In 2014, President Obama hosted the first-ever White House Summit on Working Families. The goal of the summit was to bring business leaders and American workers together to talk about the challenges facing parents, as well as look for solutions that were beneficial for both families and employers. Obama spoke about the necessity of paid family leave in America leading up to the event, saying "many jobs don’t offer adequate leave to care for a new baby or an ailing parent, so workers can’t afford to be there when their family needs them the most. That’s wrong. And it puts us way behind the times."

It's been two years since the first White House Summit on Work Families. It's encouraging to see that progress is happening, even if access to paid family leave is still limited. President Obama's 2016 financial budget included more than $2 billion allocated to help States develop better paid family leave programs, according to the U.S. Department of Labor.

The benefits of paid family leave on both employers and their employees have been widely studied.
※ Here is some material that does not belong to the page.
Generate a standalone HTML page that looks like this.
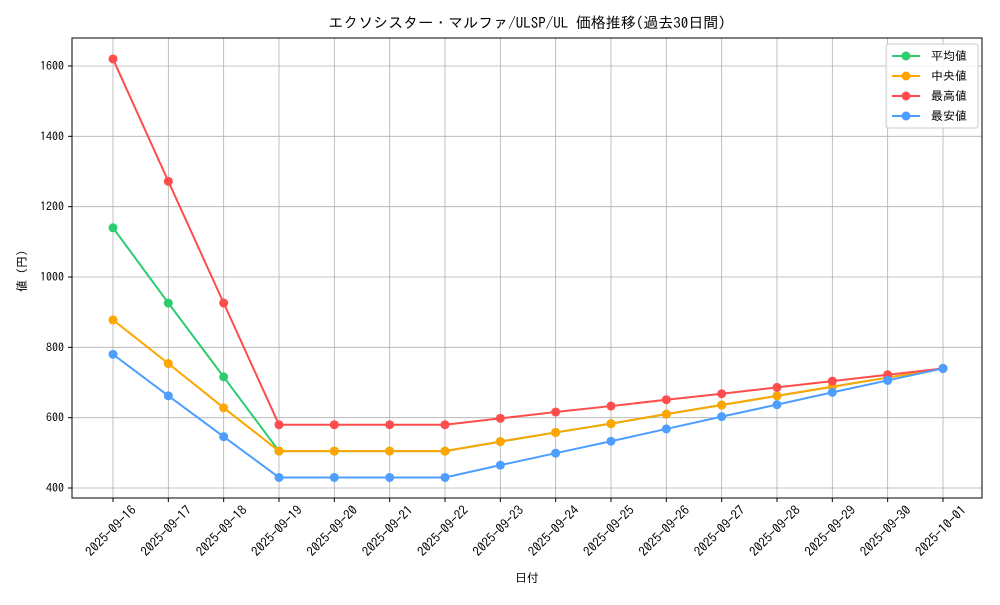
<!DOCTYPE html>
<html><head><meta charset="utf-8"><style>
body{margin:0;background:#fff}
svg text{font-family:"IPAGothic","Liberation Sans",sans-serif;fill:#000}
</style></head><body>
<svg id="s" width="1000" height="600" xmlns="http://www.w3.org/2000/svg"></svg>
<script>
const s=document.getElementById('s');
let h='';
const X0=113,DX=55.333;
const y=v=>488-(v-400)*0.35167;
const dates=['09-16','09-17','09-18','09-19','09-20','09-21','09-22','09-23','09-24','09-25','09-26','09-27','09-28','09-29','09-30','10-01'];
h+='<rect x="0" y="0" width="1000" height="600" fill="#fff"/>';
for(let i=0;i<16;i++){const x=X0+i*DX;h+=`<line x1="${x}" y1="38" x2="${x}" y2="498" stroke="#b0b0b0" stroke-width="0.8"/>`;}
for(let v=400;v<=1600;v+=200){h+=`<line x1="72" y1="${y(v)}" x2="982" y2="${y(v)}" stroke="#b0b0b0" stroke-width="0.8"/>`;}
const series=[
 ['#2ecc71',[1140,926,716,505,505,505,505,532,558,583,610,636,662,688,714,740]],
 ['#ffa500',[878,754,628,505,505,505,505,532,558,583,610,636,662,688,714,740]],
 ['#ff4d4d',[1620,1272,926,580,580,580,580,598,616,633,651,668,686,704,722,740]],
 ['#4d9eff',[780,662,546,430,430,430,430,465,499,533,568,603,637,672,706,740]]];
for(const [c,d] of series){
 h+=`<polyline fill="none" stroke="${c}" stroke-width="2" points="${d.map((v,i)=>(X0+i*DX)+','+y(v)).join(' ')}"/>`;
 d.forEach((v,i)=>h+=`<circle cx="${X0+i*DX}" cy="${y(v)}" r="4.5" fill="${c}"/>`);
}
h+='<rect x="72" y="38" width="910" height="460" fill="none" stroke="#000" stroke-width="1"/>';
for(let v=400;v<=1600;v+=200){h+=`<line x1="68" y1="${y(v)}" x2="72" y2="${y(v)}" stroke="#000"/><text x="64" y="${y(v)+4}" font-size="12" text-anchor="end">${v}</text>`;}
for(let i=0;i<16;i++){const x=X0+i*DX;h+=`<line x1="${x}" y1="498" x2="${x}" y2="502" stroke="#000"/><text font-size="13" text-anchor="end" transform="translate(${x+24},${511}) rotate(-45)">2025-${dates[i]}</text>`;}
h+='<text x="527" y="582" font-size="12" text-anchor="middle">日付</text>';
h+='<text font-size="12" text-anchor="middle" transform="translate(26,268) rotate(-90)">値（円）</text>';
h+='<text x="527" y="28" font-size="15" text-anchor="middle">エクソシスター・マルファ/ULSP/UL 価格推移(過去30日間)</text>';
h+='<rect x="886" y="44" width="92" height="84" fill="#fff" fill-opacity="0.8" stroke="#ccc" rx="2"/>';
const names=['平均値','中央値','最高値','最安値'];
series.forEach(([c],i)=>{const yy=56+i*20;h+=`<line x1="892" y1="${yy}" x2="920" y2="${yy}" stroke="${c}" stroke-width="2"/><circle cx="906" cy="${yy}" r="4.5" fill="${c}"/><text x="931" y="${yy+4}" font-size="12">${names[i]}</text>`;});
s.innerHTML=h;
</script>
</body></html>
Paid maternity leave increases the number of women in the work force, an important contributing factor to economic growth. Paid paternal leave allows men to take off and act as caregivers to their newborn children, which has positive effects of families. It's time for America to recognize these benefits and step up the family leave game.

Companies like Deloitte and EY are setting a monumental new precedent for their peers to follow. Hopefully many more companies make paid family leave more accessible to their employees.